### Source excerpt
_____

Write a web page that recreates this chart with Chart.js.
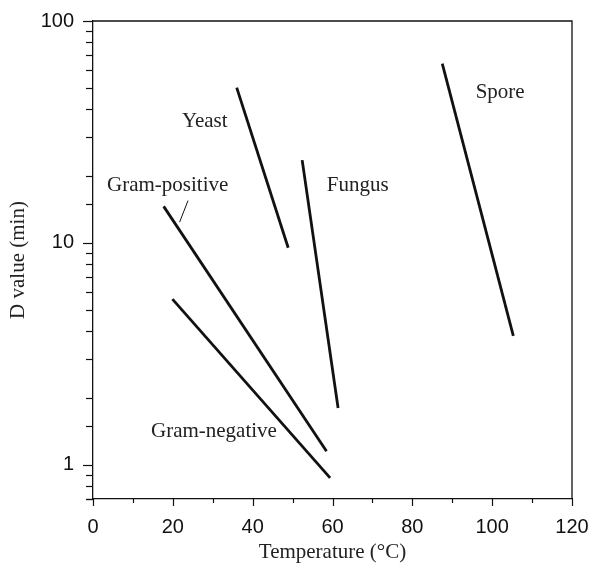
<!DOCTYPE html>
<html>
<head>
<meta charset="utf-8">
<script src="https://cdn.jsdelivr.net/npm/chart.js@4/dist/chart.umd.min.js"></script>
<style>
  html, body { margin: 0; padding: 0; background: #fff; }
  #wrap { width: 590px; height: 563px; position: relative; }
</style>
</head>
<body>
<div id="wrap"><canvas id="c"></canvas></div>
<script>
// ---- data ----
const seriesNames = ["Yeast", "Fungus", "Gram-positive", "Gram-negative", "Spore"];
const yeastT   = [36.0, 48.9];
const yeastD   = [50.1, 9.5];
const fungusT  = [52.4, 61.4];
const fungusD  = [23.6, 1.80];
const gposT    = [17.7, 58.5];
const gposD    = [14.6, 1.15];
const gnegT    = [19.9, 59.4];
const gnegD    = [5.57, 0.871];
const sporeT   = [87.5, 105.3];
const sporeD   = [64.3, 3.81];
// leader line from the "Gram-positive" label to its line
const leaderT  = [23.8, 21.7];
const leaderD  = [15.5, 12.4];
// label anchors, in data units (temperature, D value)
const labelText = ["Yeast", "Gram-positive", "Fungus", "Spore", "Gram-negative"];
const labelT    = [28.0, 18.7, 66.3, 102.0, 30.3];
const labelD    = [35.4, 18.2, 18.2, 47.7, 1.41];
// axis ticks
const yMajorTicks = [1, 10, 100];
const xMin = 0, xMax = 120, xStep = 10, xLabelStep = 20;
const yMin = 0.7, yMax = 100;

const pts = (xs, ys) => xs.map((x, i) => ({ x: x, y: ys[i] }));
const lineDs = (label, xs, ys, w) => ({
  label: label, data: pts(xs, ys), showLine: true, borderColor: '#111',
  backgroundColor: '#111', borderWidth: w, pointRadius: 0, fill: false,
  borderCapStyle: 'butt'
});

const SERIF = '"Liberation Serif", "Times New Roman", serif';
const SANS = '"Liberation Sans", Arial, sans-serif';

const decorPlugin = {
  id: 'decor',
  afterDraw(chart) {
    const ctx = chart.ctx;
    const a = chart.chartArea;
    const xs = chart.scales.x, ys = chart.scales.y;
    ctx.save();
    ctx.strokeStyle = '#111';
    ctx.lineWidth = 1.3;
    // top and right frame
    ctx.beginPath();
    ctx.moveTo(a.left, a.top); ctx.lineTo(a.right, a.top); ctx.lineTo(a.right, a.bottom);
    ctx.stroke();
    // y tick marks
    ctx.lineWidth = 1.2;
    ys.ticks.forEach(t => {
      const p = Math.round(ys.getPixelForValue(t.value)) + 0.5;
      const len = yMajorTicks.includes(t.value) ? 10 : 7;
      ctx.beginPath(); ctx.moveTo(a.left - len, p); ctx.lineTo(a.left, p); ctx.stroke();
    });
    // x tick marks
    xs.ticks.forEach(t => {
      const p = Math.round(xs.getPixelForValue(t.value)) + 0.5;
      const len = (t.value % xLabelStep === 0) ? 7 : 4;
      ctx.beginPath(); ctx.moveTo(p, a.bottom); ctx.lineTo(p, a.bottom + len); ctx.stroke();
    });
    // series labels
    ctx.fillStyle = '#222';
    ctx.font = '21px ' + SERIF;
    ctx.textAlign = 'center';
    ctx.textBaseline = 'middle';
    labelText.forEach((s, i) => {
      ctx.fillText(s, xs.getPixelForValue(labelT[i]), ys.getPixelForValue(labelD[i]));
    });
    ctx.restore();
  }
};

new Chart(document.getElementById('c'), {
  type: 'scatter',
  data: {
    datasets: [
      lineDs(seriesNames[0], yeastT, yeastD, 2.8),
      lineDs(seriesNames[1], fungusT, fungusD, 2.8),
      lineDs(seriesNames[2], gposT, gposD, 2.8),
      lineDs(seriesNames[3], gnegT, gnegD, 2.8),
      lineDs(seriesNames[4], sporeT, sporeD, 2.8),
      lineDs('leader', leaderT, leaderD, 1)
    ]
  },
  options: {
    responsive: true,
    maintainAspectRatio: false,
    animation: false,
    layout: { padding: { top: 21, right: 18, left: 0, bottom: 0 } },
    plugins: { legend: { display: false }, tooltip: { enabled: false } },
    scales: {
      x: {
        type: 'linear', min: xMin, max: xMax,
        grid: { display: false },
        border: { display: true, color: '#111', width: 1.3 },
        ticks: {
          stepSize: xStep, autoSkip: false, maxRotation: 0, padding: 8,
          color: '#111', font: { family: SANS, size: 20 },
          callback: v => (v % xLabelStep === 0 ? String(v) : '')
        },
        title: {
          display: true, text: 'Temperature (°C)', color: '#222',
          font: { family: SERIF, size: 21 }, padding: { top: 0, bottom: -2 }
        },
        afterFit: s => { s.height = 64; s.paddingLeft = 0; s.paddingRight = 0; }
      },
      y: {
        type: 'logarithmic', min: yMin, max: yMax,
        grid: { display: false },
        border: { display: true, color: '#111', width: 1.3 },
        ticks: {
          autoSkip: false, padding: 11, color: '#111',
          font: { family: SANS, size: 20 },
          callback: v => (yMajorTicks.includes(v) ? String(v) : '')
        },
        title: {
          display: true, text: 'D value (min)', color: '#222',
          font: { family: SERIF, size: 21 }, padding: { top: 6, bottom: 0 }
        },
        afterFit: s => { s.width = 93; s.paddingTop = 0; s.paddingBottom = 0; }
      }
    }
  },
  plugins: [decorPlugin]
});
</script>
</body>
</html>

_____

### Goal of the exercise
Keep every word of the data as it is when you write it out, but drop the pictures.

### Solution
Write a web page that recreates this chart with Chart.js.
<!DOCTYPE html>
<html>
<head>
<meta charset="utf-8">
<script src="https://cdn.jsdelivr.net/npm/chart.js@4/dist/chart.umd.min.js"></script>
<style>
  html, body { margin: 0; padding: 0; background: #fff; }
  #wrap { width: 590px; height: 563px; position: relative; }
</style>
</head>
<body>
<div id="wrap"><canvas id="c"></canvas></div>
<script>
// ---- data ----
const seriesNames = ["Yeast", "Fungus", "Gram-positive", "Gram-negative", "Spore"];
const yeastT   = [36.0, 48.9];
const yeastD   = [50.1, 9.5];
const fungusT  = [52.4, 61.4];
const fungusD  = [23.6, 1.80];
const gposT    = [17.7, 58.5];
const gposD    = [14.6, 1.15];
const gnegT    = [19.9, 59.4];
const gnegD    = [5.57, 0.871];
const sporeT   = [87.5, 105.3];
const sporeD   = [64.3, 3.81];
// leader line from the "Gram-positive" label to its line
const leaderT  = [23.8, 21.7];
const leaderD  = [15.5, 12.4];
// label anchors, in data units (temperature, D value)
const labelText = ["Yeast", "Gram-positive", "Fungus", "Spore", "Gram-negative"];
const labelT    = [28.0, 18.7, 66.3, 102.0, 30.3];
const labelD    = [35.4, 18.2, 18.2, 47.7, 1.41];
// axis ticks
const yMajorTicks = [1, 10, 100];
const xMin = 0, xMax = 120, xStep = 10, xLabelStep = 20;
const yMin = 0.7, yMax = 100;

const pts = (xs, ys) => xs.map((x, i) => ({ x: x, y: ys[i] }));
const lineDs = (label, xs, ys, w) => ({
  label: label, data: pts(xs, ys), showLine: true, borderColor: '#111',
  backgroundColor: '#111', borderWidth: w, pointRadius: 0, fill: false,
  borderCapStyle: 'butt'
});

const SERIF = '"Liberation Serif", "Times New Roman", serif';
const SANS = '"Liberation Sans", Arial, sans-serif';

const decorPlugin = {
  id: 'decor',
  afterDraw(chart) {
    const ctx = chart.ctx;
    const a = chart.chartArea;
    const xs = chart.scales.x, ys = chart.scales.y;
    ctx.save();
    ctx.strokeStyle = '#111';
    ctx.lineWidth = 1.3;
    // top and right frame
    ctx.beginPath();
    ctx.moveTo(a.left, a.top); ctx.lineTo(a.right, a.top); ctx.lineTo(a.right, a.bottom);
    ctx.stroke();
    // y tick marks
    ctx.lineWidth = 1.2;
    ys.ticks.forEach(t => {
      const p = Math.round(ys.getPixelForValue(t.value)) + 0.5;
      const len = yMajorTicks.includes(t.value) ? 10 : 7;
      ctx.beginPath(); ctx.moveTo(a.left - len, p); ctx.lineTo(a.left, p); ctx.stroke();
    });
    // x tick marks
    xs.ticks.forEach(t => {
      const p = Math.round(xs.getPixelForValue(t.value)) + 0.5;
      const len = (t.value % xLabelStep === 0) ? 7 : 4;
      ctx.beginPath(); ctx.moveTo(p, a.bottom); ctx.lineTo(p, a.bottom + len); ctx.stroke();
    });
    // series labels
    ctx.fillStyle = '#222';
    ctx.font = '21px ' + SERIF;
    ctx.textAlign = 'center';
    ctx.textBaseline = 'middle';
    labelText.forEach((s, i) => {
      ctx.fillText(s, xs.getPixelForValue(labelT[i]), ys.getPixelForValue(labelD[i]));
    });
    ctx.restore();
  }
};

new Chart(document.getElementById('c'), {
  type: 'scatter',
  data: {
    datasets: [
      lineDs(seriesNames[0], yeastT, yeastD, 2.8),
      lineDs(seriesNames[1], fungusT, fungusD, 2.8),
      lineDs(seriesNames[2], gposT, gposD, 2.8),
      lineDs(seriesNames[3], gnegT, gnegD, 2.8),
      lineDs(seriesNames[4], sporeT, sporeD, 2.8),
      lineDs('leader', leaderT, leaderD, 1)
    ]
  },
  options: {
    responsive: true,
    maintainAspectRatio: false,
    animation: false,
    layout: { padding: { top: 21, right: 18, left: 0, bottom: 0 } },
    plugins: { legend: { display: false }, tooltip: { enabled: false } },
    scales: {
      x: {
        type: 'linear', min: xMin, max: xMax,
        grid: { display: false },
        border: { display: true, color: '#111', width: 1.3 },
        ticks: {
          stepSize: xStep, autoSkip: false, maxRotation: 0, padding: 8,
          color: '#111', font: { family: SANS, size: 20 },
          callback: v => (v % xLabelStep === 0 ? String(v) : '')
        },
        title: {
          display: true, text: 'Temperature (°C)', color: '#222',
          font: { family: SERIF, size: 21 }, padding: { top: 0, bottom: -2 }
        },
        afterFit: s => { s.height = 64; s.paddingLeft = 0; s.paddingRight = 0; }
      },
      y: {
        type: 'logarithmic', min: yMin, max: yMax,
        grid: { display: false },
        border: { display: true, color: '#111', width: 1.3 },
        ticks: {
          autoSkip: false, padding: 11, color: '#111',
          font: { family: SANS, size: 20 },
          callback: v => (yMajorTicks.includes(v) ? String(v) : '')
        },
        title: {
          display: true, text: 'D value (min)', color: '#222',
          font: { family: SERIF, size: 21 }, padding: { top: 6, bottom: 0 }
        },
        afterFit: s => { s.width = 93; s.paddingTop = 0; s.paddingBottom = 0; }
      }
    }
  },
  plugins: [decorPlugin]
});
</script>
</body>
</html>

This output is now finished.